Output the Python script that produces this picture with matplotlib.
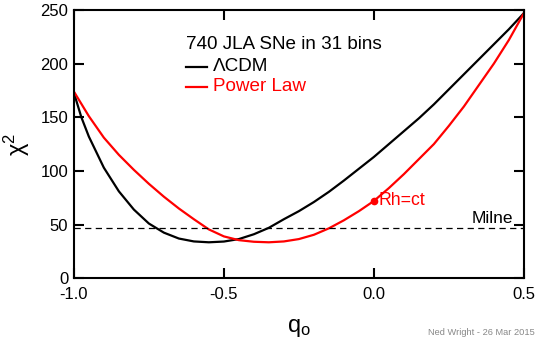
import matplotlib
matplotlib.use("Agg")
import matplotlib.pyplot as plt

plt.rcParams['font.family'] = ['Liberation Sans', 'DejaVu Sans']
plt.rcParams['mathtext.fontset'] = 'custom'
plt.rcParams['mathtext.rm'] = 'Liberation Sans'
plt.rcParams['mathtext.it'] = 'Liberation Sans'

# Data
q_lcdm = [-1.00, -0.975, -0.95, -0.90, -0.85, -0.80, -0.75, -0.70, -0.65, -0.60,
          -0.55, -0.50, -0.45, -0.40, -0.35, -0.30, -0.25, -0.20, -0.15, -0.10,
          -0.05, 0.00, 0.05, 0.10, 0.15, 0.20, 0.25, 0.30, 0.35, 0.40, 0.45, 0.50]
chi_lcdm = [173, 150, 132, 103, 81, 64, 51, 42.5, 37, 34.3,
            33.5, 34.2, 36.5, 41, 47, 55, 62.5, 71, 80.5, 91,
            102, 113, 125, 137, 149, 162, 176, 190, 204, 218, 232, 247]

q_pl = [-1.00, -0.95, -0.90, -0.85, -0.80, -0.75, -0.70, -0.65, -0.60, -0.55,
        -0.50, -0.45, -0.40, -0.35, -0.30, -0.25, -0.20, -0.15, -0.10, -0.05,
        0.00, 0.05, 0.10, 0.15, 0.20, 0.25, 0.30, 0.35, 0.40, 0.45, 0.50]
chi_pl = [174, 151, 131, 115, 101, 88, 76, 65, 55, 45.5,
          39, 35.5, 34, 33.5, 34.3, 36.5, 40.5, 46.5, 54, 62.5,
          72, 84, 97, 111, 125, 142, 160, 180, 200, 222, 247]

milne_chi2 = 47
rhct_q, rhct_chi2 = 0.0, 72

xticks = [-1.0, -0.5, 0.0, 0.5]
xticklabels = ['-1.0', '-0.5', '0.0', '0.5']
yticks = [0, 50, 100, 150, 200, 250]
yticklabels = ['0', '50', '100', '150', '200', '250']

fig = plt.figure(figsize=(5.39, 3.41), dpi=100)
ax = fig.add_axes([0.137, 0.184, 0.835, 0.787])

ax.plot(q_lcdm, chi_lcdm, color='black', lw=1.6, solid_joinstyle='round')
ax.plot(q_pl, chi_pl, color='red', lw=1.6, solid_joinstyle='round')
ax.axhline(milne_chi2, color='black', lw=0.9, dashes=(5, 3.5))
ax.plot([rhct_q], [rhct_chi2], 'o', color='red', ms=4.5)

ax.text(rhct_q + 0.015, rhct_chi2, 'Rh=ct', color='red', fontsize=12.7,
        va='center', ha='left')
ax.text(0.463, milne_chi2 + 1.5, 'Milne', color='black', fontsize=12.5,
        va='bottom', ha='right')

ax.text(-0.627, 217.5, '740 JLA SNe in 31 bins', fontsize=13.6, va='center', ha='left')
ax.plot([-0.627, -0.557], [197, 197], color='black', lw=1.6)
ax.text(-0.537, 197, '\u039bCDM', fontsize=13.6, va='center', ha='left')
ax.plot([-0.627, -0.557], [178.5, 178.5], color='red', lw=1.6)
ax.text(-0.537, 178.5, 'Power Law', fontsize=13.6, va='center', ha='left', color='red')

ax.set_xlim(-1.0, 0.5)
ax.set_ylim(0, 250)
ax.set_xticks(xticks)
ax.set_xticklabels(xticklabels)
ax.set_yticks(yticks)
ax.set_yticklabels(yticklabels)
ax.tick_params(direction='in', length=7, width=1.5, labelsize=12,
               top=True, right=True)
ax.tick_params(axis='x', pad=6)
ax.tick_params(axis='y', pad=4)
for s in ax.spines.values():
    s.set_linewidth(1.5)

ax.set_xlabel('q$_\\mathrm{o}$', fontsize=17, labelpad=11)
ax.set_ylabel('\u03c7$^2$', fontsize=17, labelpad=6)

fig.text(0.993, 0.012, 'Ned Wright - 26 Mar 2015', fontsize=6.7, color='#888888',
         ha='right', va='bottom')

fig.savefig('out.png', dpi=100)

━━━━━━━━━━

Repeat, word for word and with no pictures, only the lines running from the beginning of the data to the line that contains "plt.rcParams['mathtext.it'] = 'Liberation".

Output the Python script that produces this picture with matplotlib.
import matplotlib
matplotlib.use("Agg")
import matplotlib.pyplot as plt

plt.rcParams['font.family'] = ['Liberation Sans', 'DejaVu Sans']
plt.rcParams['mathtext.fontset'] = 'custom'
plt.rcParams['mathtext.rm'] = 'Liberation Sans'
plt.rcParams['mathtext.it'] = 'Liberation Sans'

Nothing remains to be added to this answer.